院子门响了,余成还抱着两个妞妞,周秋萍更是身虚体弱。只能是还在生闷气的周高氏勉强挤出笑容去开门。
“谁呀?”
她以为是邻居给自家送吃的。
农村就这样。你家藕圆炸的多,我家包了不少春卷,趁着热乎,就给左邻右舍多送点。谁也不会觉得自家年夜饭桌有别家的饭菜有什么不妥。
就是周高氏自己,今天粉蒸肉做的多,也给隔壁都送了些,大家一起尝尝鲜。
结果院子门一开,她就看到个小孩扑通跪在地上。
周高氏吓了一跳:“哎呦,这是干啥?”
旁边一对跟她年纪差不多的夫妻就哭丧着脸,作势也要跪下来:“大妹子啊,你行行好,放过我们家红生吧。可怜我家孙子没娘,现在连爹也被抓走了,这是要逼死我们老的老小的小啊。”
周高氏这才反应过来,原来是马红生的爹妈和孩子。
说起来马红生被派出所抓走已经是昨天晚上的事了。他爹妈为什么到现在才找上门?
也是阴差阳错。
首先,1989年的大年夜,整个下河村一部电话机都没有,马春红想打电话回娘家通风报信都没戏。而且作为儿媳妇,她丈夫真发火不许她管,她就不敢自己回娘家。
女儿这边的路是断了,儿子更指望不上。
马红生是个二流子,平常走村串社偷鸡摸狗的事没少做。谁家过年不是老老少少忙成一团,就他,高兴浪到什么时候,就浪到什么时候。反正一家老小就是饿死了,也不能少了他的那碗饭。不然等着吧,拳头伺候。老头老太挨了打,还要怪自己没能耐,亏待了宝贝儿子。

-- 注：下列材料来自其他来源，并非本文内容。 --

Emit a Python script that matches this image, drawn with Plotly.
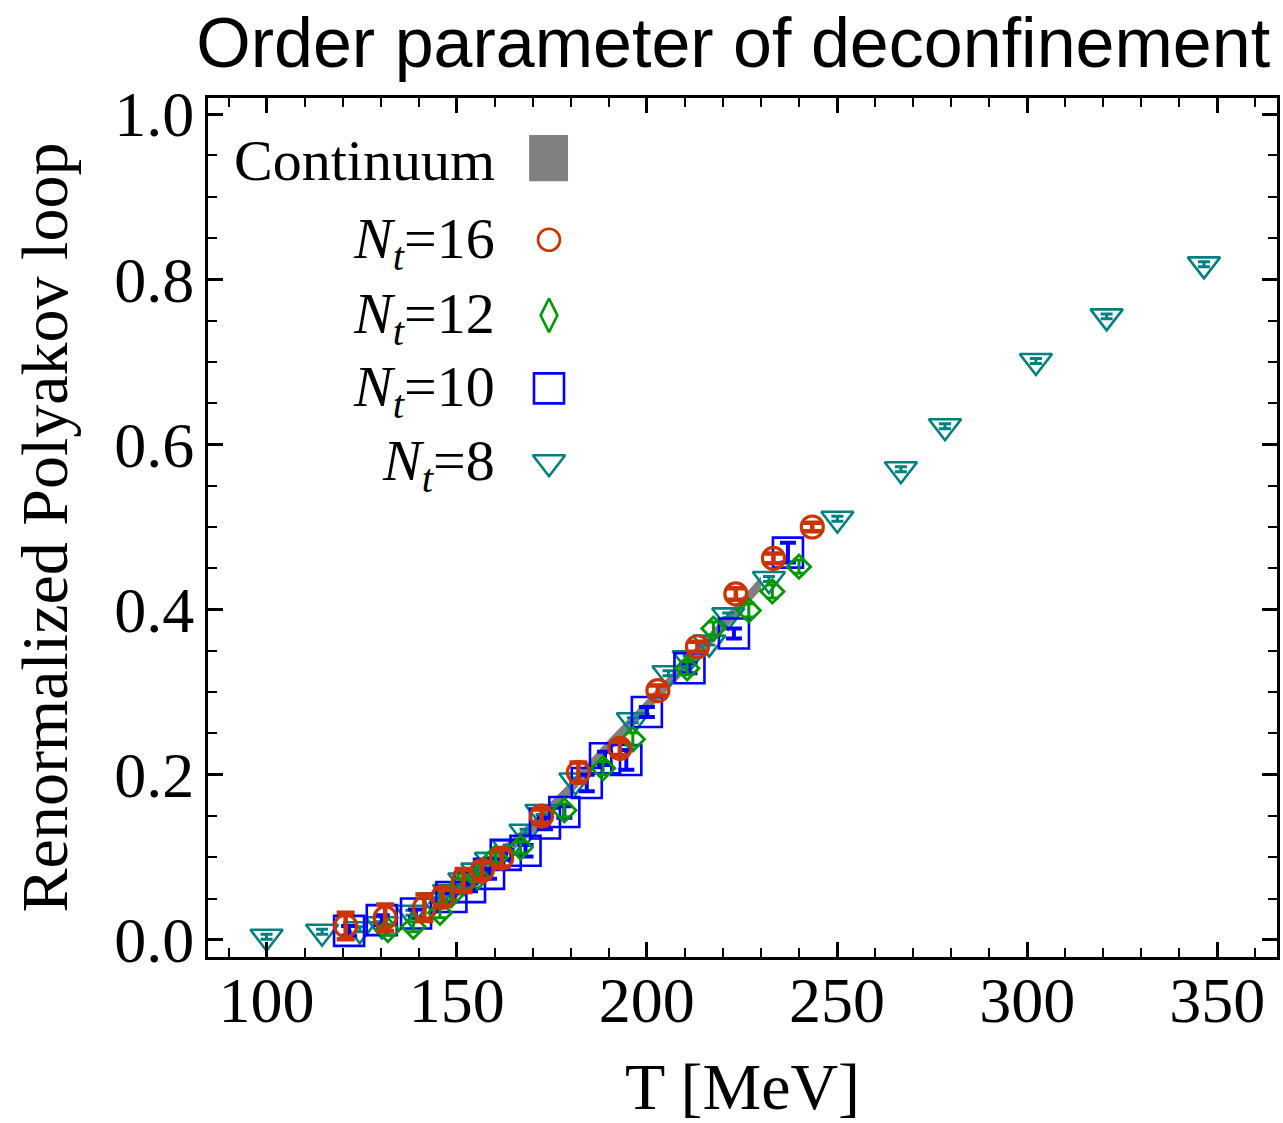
import plotly.graph_objects as go

# ---- data: renormalized Polyakov loop vs temperature ----
# N_t = 16
t16 = [120.8, 131.2, 141.5, 146.3, 151.8, 156.7, 161.8, 172.3, 182.0, 192.9, 202.9, 213.3, 223.4, 233.3, 243.5]
l16 = [0.017, 0.027, 0.039, 0.052, 0.072, 0.084, 0.099, 0.150, 0.203, 0.232, 0.302, 0.355, 0.419, 0.462, 0.500]
e16 = [0.016, 0.016, 0.016, 0.010, 0.014, 0.010, 0.010, 0.008, 0.012, 0.008, 0.006, 0.006, 0.007, 0.006, 0.005]

# N_t = 12
t12 = [131.9, 138.6, 145.6, 148.5, 151.4, 155.5, 160.2, 166.8, 178.3, 188.5, 196.3, 210.6, 217.5, 226.8, 233.0, 240.0]
l12 = [0.012, 0.016, 0.033, 0.054, 0.068, 0.076, 0.100, 0.112, 0.157, 0.208, 0.243, 0.329, 0.377, 0.399, 0.422, 0.452]
e12 = [0.006, 0.006, 0.006, 0.006, 0.006, 0.006, 0.007, 0.007, 0.008, 0.008, 0.008, 0.008, 0.008, 0.008, 0.008, 0.008]

# N_t = 10
t10 = [121.7, 130.3, 139.3, 148.6, 153.5, 158.5, 162.9, 168.1, 173.2, 178.3, 184.2, 189.0, 194.6, 200.0, 211.2, 222.9, 237.1]
l10 = [0.011, 0.024, 0.032, 0.052, 0.064, 0.080, 0.103, 0.108, 0.141, 0.155, 0.190, 0.220, 0.218, 0.276, 0.329, 0.371, 0.469]
e10 = [0.006, 0.006, 0.005, 0.005, 0.005, 0.006, 0.006, 0.007, 0.007, 0.007, 0.010, 0.008, 0.012, 0.006, 0.006, 0.006, 0.012]

# N_t = 8
t8 = [100.0, 114.6, 124.5, 130.3, 138.1, 144.1, 148.0, 152.0, 155.4, 159.0, 163.7, 168.1, 172.3, 181.2,
      196.3, 205.7, 211.0, 216.4, 221.4, 232.1, 250.1, 266.8, 278.4, 302.3, 320.9, 346.5]
l8 = [0.004, 0.010, 0.013, 0.019, 0.033, 0.048, 0.058, 0.072, 0.084, 0.097, 0.112, 0.131, 0.155, 0.193,
      0.266, 0.323, 0.341, 0.360, 0.393, 0.437, 0.510, 0.570, 0.622, 0.701, 0.755, 0.818]
e8 = [0.003] * len(t8)

# continuum extrapolation band
t_cont = [145, 150, 160, 170, 180, 190, 200, 210, 220, 230]
l_cont_lo = [0.044, 0.056, 0.089, 0.129, 0.176, 0.227, 0.275, 0.324, 0.373, 0.424]
l_cont_hi = [0.060, 0.072, 0.105, 0.145, 0.192, 0.243, 0.291, 0.340, 0.389, 0.440]

x_ticks = [100, 150, 200, 250, 300, 350]
y_ticks = [0.0, 0.2, 0.4, 0.6, 0.8, 1.0]

legend_labels = ["Continuum", "<i>N</i><sub><i>t</i></sub>=16", "<i>N</i><sub><i>t</i></sub>=12",
                 "<i>N</i><sub><i>t</i></sub>=10", "<i>N</i><sub><i>t</i></sub>=8"]

RED = "#cc3300"
GREEN = "#009900"
BLUE = "#0000ff"
TEAL = "#008080"
GRAY = "#808080"
SERIF = "Liberation Serif, Times New Roman, serif"
SANS = "Liberation Sans, Arial, sans-serif"

fig = go.Figure()

# continuum band
fig.add_trace(go.Scatter(
    x=t_cont + t_cont[::-1], y=l_cont_hi + l_cont_lo[::-1],
    fill="toself", fillcolor=GRAY, line=dict(width=0, color=GRAY),
    mode="lines", hoverinfo="skip", showlegend=False))


def series(t, l, e, symbol, color, size, lw, ethick, ewidth):
    return go.Scatter(
        x=t, y=l, mode="markers", showlegend=False,
        marker=dict(symbol=symbol, size=size, color=color,
                    line=dict(color=color, width=lw)),
        error_y=dict(type="data", array=e, visible=True, color=color,
                     thickness=ethick, width=ewidth))


fig.add_trace(series(t8, l8, e8, "triangle-down-open", TEAL, 28, 2.6, 3, 6))
fig.add_trace(series(t10, l10, e10, "square-open", BLUE, 30, 2.6, 4, 8))
fig.add_trace(series(t12, l12, e12, "diamond-open", GREEN, 18, 2.8, 3, 6))
fig.add_trace(series(t16, l16, e16, "circle-open", RED, 22, 3.2, 4.5, 9))

# legend keys on an overlay axis spanning the plot area
key_x = 0.319
key_y = [0.835, 0.747, 0.662, 0.576]
key_sym = ["circle-open", "diamond-tall-open", "square-open", "triangle-down-open"]
key_col = [RED, GREEN, BLUE, TEAL]
key_size = [22, 24, 30, 28]
for yy, s, c, sz in zip(key_y, key_sym, key_col, key_size):
    fig.add_trace(go.Scatter(
        x=[key_x], y=[yy], xaxis="x2", yaxis="y2", mode="markers", showlegend=False,
        marker=dict(symbol=s, size=sz, color=c, line=dict(color=c, width=2.6)),
        hoverinfo="skip"))

fig.add_shape(type="rect", xref="paper", yref="paper",
              x0=0.3004, x1=0.3368, y0=0.903, y1=0.957,
              fillcolor=GRAY, line=dict(width=0))

text_y = [0.927, 0.832, 0.744, 0.659, 0.573]
for lab, yy in zip(legend_labels, text_y):
    fig.add_annotation(text=lab, xref="paper", yref="paper", x=0.270, y=yy,
                       xanchor="right", yanchor="middle", showarrow=False,
                       font=dict(family=SERIF, size=58, color="black"))

axis_common = dict(
    showline=True, linecolor="black", linewidth=3, mirror="allticks",
    ticks="inside", ticklen=15, tickwidth=2.5, tickcolor="black",
    showgrid=False, zeroline=False,
    tickfont=dict(family=SERIF, size=64, color="black"),
)

fig.update_layout(
    width=1283, height=1123,
    margin=dict(l=208, r=3, t=98, b=166),
    paper_bgcolor="white", plot_bgcolor="white",
    title=dict(text="Order parameter of deconfinement",
               font=dict(family=SANS, size=70, color="black"),
               xref="container", yref="container",
               x=0.99, xanchor="right", y=0.962, yanchor="middle"),
    xaxis=dict(range=[84.6, 365.7], tickvals=x_ticks,
               minor=dict(ticks="inside", dtick=10, tick0=100, ticklen=9,
                          tickwidth=2, tickcolor="black"),
               title=dict(text="T [MeV]", font=dict(family=SERIF, size=66, color="black"),
                          standoff=32),
               ticklabelstandoff=-15,
               **axis_common),
    yaxis=dict(range=[-0.0206, 1.0194], tickvals=y_ticks, tickformat=".1f",
               minor=dict(ticks="inside", dtick=0.05, tick0=0, ticklen=9,
                          tickwidth=2, tickcolor="black"),
               title=dict(text="Renormalized Polyakov loop",
                          font=dict(family=SERIF, size=66, color="black"),
                          standoff=26),
               ticklabelstandoff=-2,
               **axis_common),
    xaxis2=dict(overlaying="x", range=[0, 1], visible=False, fixedrange=True),
    yaxis2=dict(overlaying="y", range=[0, 1], visible=False, fixedrange=True),
)

fig.write_html("out.html")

如果不是因为除夕需要拜菩萨,敬祖宗,必须得有他这个马家的种孩独苗苗出面拜祭,马家爹妈也不敢找儿子。
但时间越来越迟,眼看着过了正午,儿子还不露脸,他俩就急了,只好出门找人。
一个镇子能有多大呀?非要算起来,村村户户都沾亲带故。镇上没秘密,马红生被派出所抓了的事更不是秘密,很快就有人透了消息。
马家老头老太吓得头晕,赶紧带着孙子准备去派出所好好哭闹一场。不管是他儿子欠债不还钱,还是打架叫人告了,反正他们老的老小的小,除非派出所要逼出人命,否则就必须得放了他们家马红生。